What is Civil Legal Aid?
Civil legal aid provides free legal assistance to those facing urgent non-criminal legal problems with nowhere else to turn for help.
Civil legal aid is often as basic as informing clients about their rights and responsibilities, advising them how to resolve a problem, or writing letters or making phone calls to seek resolution. Some legal problems are more complex and require the help of an advocate skilled in a particular area of the law.
Examples of the assistance provided include protecting the elderly from unlawful evictions, making sure women and children are protected from violence in their homes, and helping persons with disabilities receive the financial benefits they have earned and need.
Civil legal aid ensures justice for all Americans, regardless of their income. Without civil legal aid, many people would not be able to afford access to the courts to resolve their legal troubles.
Who Benefits from Civil Legal Aid?
Civil legal aid benefits the over 200,000 low-income and vulnerable elderly residents living in New Hampshire. The people served encompass all races, ethnic groups and ages, ranging from veterans and retirees to urban low-wage workers and victims of natural disasters.
Local communities also benefit by civil legal aid by making them safer, fairer places to live. Civil legal aid also saves local communities tax dollars by obtaining federal benefits and child support for clients to help them become self-sufficient and less dependent on local assistance programs.
How is Civil Legal Aid funded?
New Hampshire’s civil legal aid programs are all private nonprofit organizations funded in a variety of ways including federal, state and local government funding, individual donations, foundations, businesses, United Way contributions, and the New Hampshire Bar Foundation.
The money raised through the Campaign for Legal Services provides critical support for these programs.
Availability of Civil Legal Aid
The need for legal aid in New Hampshire has never been greater.
From February 2009 to September 2009, legal assistance was the most requested service from callers to 2-1-1 NH, the statewide clearinghouse for social services such as food assistance or homeless services. While the need is overwhelming, funding is dwindling for these services, resulting in reduced numbers of advocates available to help low-income people with urgent legal problems.
Legal assistance is out of reach for an overwhelming majority of low-income New Hampshire residents.
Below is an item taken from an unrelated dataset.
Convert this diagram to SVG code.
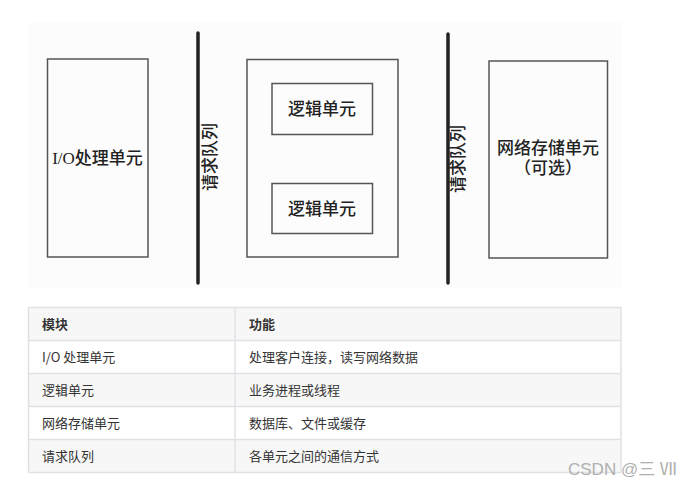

According to the findings and recommendations contained in Challenge to Justice: A Report on Self-Represented Litigants in New Hampshire Courts:
Although New Hampshire’s legal aid programs provide services to many clients each year, they are forced to turn away countless more or are limited to providing them with advice over the telephone or through a pamphlet.
Legal representation enables low-income persons to protect their rights more fully.
Unrepresented tenants are often unsuccessful in asserting defenses, presenting evidence, or making legal arguments that might have changed the outcome if a lawyer had represented them.
Legal representation helps battered women in the long-term to leave violent relationships permanently.
Because low-income clients lack access to attorneys and are most likely to represent themselves, legal services (legal aid) should be expanded significantly.